_MATERIAL:_

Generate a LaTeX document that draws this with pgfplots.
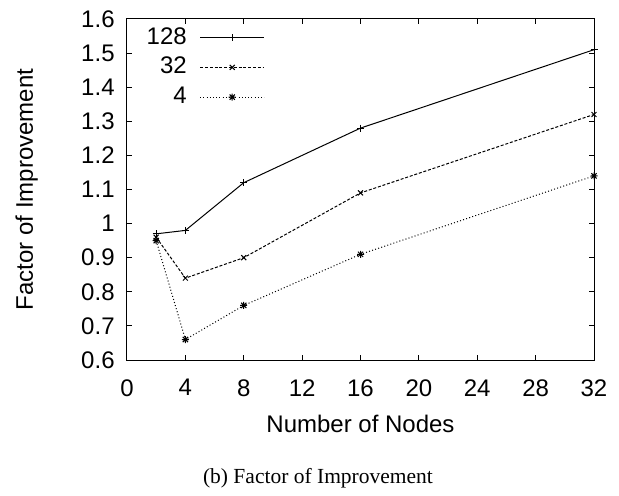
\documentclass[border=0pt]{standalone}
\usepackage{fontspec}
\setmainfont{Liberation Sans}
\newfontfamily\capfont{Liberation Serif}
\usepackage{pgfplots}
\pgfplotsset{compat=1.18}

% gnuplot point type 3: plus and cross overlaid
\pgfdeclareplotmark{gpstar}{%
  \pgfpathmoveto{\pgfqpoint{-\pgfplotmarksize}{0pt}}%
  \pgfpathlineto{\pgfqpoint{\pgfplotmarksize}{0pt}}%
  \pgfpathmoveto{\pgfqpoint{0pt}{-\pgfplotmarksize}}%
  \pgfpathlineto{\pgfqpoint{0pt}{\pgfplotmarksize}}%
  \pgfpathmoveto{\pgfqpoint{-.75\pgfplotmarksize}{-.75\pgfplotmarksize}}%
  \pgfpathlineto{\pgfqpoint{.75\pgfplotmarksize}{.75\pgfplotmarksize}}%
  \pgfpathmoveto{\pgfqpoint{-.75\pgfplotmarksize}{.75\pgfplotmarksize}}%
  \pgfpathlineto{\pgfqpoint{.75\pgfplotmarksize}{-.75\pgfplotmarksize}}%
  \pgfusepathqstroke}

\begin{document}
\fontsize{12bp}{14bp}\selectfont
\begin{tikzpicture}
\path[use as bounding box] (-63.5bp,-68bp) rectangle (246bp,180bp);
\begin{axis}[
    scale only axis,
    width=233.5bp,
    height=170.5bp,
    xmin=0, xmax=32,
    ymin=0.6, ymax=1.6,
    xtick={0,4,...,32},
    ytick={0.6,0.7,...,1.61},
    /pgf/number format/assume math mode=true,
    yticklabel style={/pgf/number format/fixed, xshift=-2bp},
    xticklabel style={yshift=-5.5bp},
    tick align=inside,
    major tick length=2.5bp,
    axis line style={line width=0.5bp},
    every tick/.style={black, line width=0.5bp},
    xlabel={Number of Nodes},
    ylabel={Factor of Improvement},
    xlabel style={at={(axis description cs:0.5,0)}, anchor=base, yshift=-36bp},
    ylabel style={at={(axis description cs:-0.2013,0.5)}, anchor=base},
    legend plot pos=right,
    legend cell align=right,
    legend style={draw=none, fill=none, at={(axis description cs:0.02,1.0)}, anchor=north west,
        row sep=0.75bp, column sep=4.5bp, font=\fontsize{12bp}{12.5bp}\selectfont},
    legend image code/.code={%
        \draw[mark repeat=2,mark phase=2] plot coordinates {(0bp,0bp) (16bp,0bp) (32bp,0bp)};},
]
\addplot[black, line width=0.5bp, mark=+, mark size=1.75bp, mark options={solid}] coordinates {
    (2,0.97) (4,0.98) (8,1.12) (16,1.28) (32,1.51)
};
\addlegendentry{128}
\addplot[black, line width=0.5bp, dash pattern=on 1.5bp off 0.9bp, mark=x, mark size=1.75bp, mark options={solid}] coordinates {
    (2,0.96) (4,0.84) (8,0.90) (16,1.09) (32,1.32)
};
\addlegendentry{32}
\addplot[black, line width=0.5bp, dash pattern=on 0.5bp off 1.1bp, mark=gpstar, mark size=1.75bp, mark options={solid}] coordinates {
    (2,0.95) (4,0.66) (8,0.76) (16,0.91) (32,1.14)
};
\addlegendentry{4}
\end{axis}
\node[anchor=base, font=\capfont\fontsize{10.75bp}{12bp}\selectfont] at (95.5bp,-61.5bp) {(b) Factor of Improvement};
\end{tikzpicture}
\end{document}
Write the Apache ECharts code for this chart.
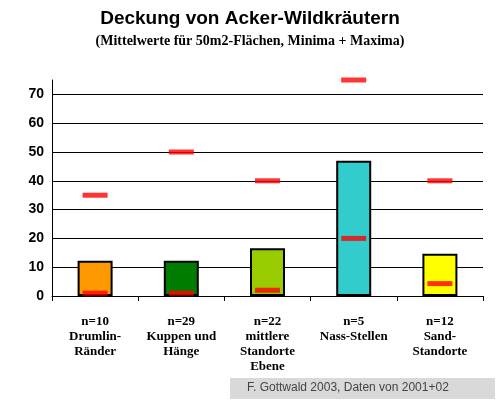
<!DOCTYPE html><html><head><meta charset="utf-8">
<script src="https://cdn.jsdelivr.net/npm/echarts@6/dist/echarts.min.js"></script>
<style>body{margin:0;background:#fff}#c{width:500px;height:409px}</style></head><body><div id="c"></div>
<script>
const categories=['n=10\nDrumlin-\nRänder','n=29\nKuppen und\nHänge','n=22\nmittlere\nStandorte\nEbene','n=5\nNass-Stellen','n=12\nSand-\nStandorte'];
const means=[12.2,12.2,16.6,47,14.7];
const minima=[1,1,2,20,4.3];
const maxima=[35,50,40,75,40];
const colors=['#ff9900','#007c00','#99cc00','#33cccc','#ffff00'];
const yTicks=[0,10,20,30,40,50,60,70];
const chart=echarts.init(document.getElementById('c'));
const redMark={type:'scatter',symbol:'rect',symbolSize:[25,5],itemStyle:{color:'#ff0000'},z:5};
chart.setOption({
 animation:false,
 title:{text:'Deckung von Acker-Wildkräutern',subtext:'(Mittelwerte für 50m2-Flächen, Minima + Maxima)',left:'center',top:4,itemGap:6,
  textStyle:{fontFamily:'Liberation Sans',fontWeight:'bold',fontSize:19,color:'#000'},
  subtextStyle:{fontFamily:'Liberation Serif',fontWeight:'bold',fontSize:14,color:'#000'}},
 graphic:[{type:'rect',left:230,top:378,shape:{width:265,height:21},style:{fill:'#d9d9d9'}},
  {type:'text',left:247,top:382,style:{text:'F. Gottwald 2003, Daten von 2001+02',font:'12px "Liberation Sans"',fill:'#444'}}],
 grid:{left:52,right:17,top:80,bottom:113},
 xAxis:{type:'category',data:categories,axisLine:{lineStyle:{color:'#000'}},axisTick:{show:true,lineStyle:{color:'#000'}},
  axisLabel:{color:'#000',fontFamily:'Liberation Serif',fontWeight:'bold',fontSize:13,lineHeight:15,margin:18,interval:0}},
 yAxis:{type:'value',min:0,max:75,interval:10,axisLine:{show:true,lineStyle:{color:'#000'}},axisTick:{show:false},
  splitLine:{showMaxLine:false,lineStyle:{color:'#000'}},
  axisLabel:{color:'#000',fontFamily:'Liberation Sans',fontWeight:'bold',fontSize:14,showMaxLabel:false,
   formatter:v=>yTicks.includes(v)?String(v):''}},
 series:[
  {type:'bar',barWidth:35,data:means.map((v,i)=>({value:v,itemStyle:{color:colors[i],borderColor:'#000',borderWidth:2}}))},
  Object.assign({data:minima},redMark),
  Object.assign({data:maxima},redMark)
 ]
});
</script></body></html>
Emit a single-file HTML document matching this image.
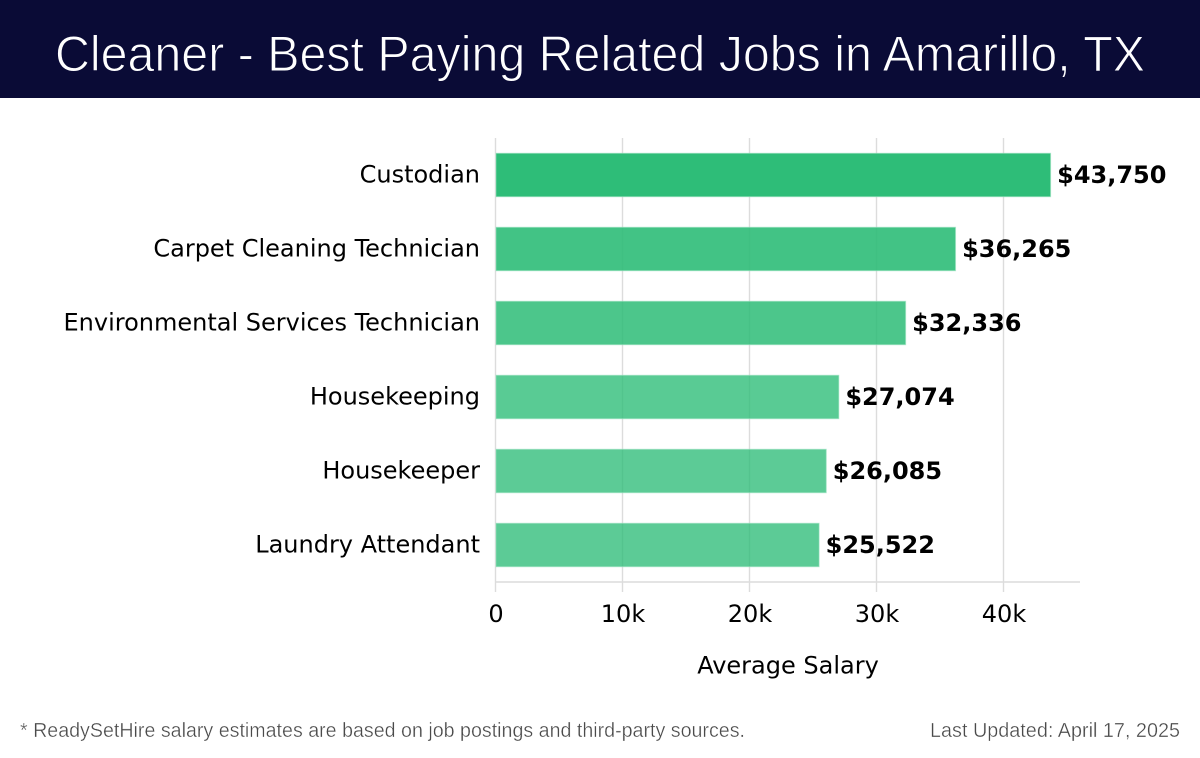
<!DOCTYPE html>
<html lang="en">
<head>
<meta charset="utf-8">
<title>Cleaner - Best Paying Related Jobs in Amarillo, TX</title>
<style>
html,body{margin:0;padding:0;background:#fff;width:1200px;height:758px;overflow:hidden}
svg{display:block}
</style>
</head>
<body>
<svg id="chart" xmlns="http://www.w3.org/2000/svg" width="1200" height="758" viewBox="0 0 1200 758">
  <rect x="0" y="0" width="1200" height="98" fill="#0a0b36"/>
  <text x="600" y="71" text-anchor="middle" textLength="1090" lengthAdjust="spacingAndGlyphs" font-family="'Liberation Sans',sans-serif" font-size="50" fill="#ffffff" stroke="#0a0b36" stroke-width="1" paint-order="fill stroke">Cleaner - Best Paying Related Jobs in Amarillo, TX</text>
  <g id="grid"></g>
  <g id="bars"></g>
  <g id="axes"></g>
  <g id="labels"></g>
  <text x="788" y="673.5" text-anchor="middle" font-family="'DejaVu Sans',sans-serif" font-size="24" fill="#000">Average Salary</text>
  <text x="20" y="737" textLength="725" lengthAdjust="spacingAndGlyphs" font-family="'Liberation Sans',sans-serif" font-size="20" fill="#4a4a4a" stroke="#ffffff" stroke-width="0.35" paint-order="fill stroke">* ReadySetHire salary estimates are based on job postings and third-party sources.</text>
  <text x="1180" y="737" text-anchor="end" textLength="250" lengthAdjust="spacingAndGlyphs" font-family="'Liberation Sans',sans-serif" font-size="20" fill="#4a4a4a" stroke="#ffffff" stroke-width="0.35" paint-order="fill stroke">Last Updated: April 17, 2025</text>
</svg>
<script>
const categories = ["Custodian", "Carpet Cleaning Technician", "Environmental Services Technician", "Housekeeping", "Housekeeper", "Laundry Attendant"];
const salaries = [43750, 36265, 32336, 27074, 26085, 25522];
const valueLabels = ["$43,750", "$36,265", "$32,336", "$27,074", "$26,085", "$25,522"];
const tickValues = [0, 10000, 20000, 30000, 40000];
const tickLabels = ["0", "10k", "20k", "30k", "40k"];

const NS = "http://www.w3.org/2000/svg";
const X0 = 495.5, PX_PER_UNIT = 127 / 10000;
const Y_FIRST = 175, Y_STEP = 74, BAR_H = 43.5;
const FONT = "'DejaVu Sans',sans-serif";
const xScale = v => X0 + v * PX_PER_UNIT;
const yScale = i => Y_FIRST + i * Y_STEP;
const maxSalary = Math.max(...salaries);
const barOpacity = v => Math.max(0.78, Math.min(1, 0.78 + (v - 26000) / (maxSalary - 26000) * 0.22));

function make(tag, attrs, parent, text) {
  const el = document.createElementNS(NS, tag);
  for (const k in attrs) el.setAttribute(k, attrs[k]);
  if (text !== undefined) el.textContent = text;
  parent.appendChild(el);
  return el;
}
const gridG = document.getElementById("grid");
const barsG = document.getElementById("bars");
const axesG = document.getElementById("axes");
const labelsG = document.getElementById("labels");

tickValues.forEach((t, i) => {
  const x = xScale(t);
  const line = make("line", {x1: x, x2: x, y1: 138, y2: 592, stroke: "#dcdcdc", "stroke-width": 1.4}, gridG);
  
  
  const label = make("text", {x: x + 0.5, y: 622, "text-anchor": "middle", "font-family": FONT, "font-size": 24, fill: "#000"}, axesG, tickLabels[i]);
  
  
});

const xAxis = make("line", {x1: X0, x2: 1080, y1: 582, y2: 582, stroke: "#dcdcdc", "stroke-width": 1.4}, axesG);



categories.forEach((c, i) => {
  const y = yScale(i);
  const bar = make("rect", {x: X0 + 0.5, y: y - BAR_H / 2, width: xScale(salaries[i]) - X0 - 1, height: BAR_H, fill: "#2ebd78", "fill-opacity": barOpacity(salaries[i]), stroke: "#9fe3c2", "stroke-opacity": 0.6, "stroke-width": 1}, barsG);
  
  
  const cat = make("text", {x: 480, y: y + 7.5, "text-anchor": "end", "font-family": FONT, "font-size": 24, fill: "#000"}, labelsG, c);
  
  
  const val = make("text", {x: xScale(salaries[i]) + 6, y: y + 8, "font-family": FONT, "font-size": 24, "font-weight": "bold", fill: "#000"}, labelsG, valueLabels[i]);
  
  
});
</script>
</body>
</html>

_WHAT NEEDS TO BE DONE:_ Only lines with the string "this" belong in your answer; copy each one.

_REPLY:_
Generate a LaTeX document that draws this with pgfplots.
Write the Apache ECharts code for this chart.
Emit a single-file HTML document matching this image.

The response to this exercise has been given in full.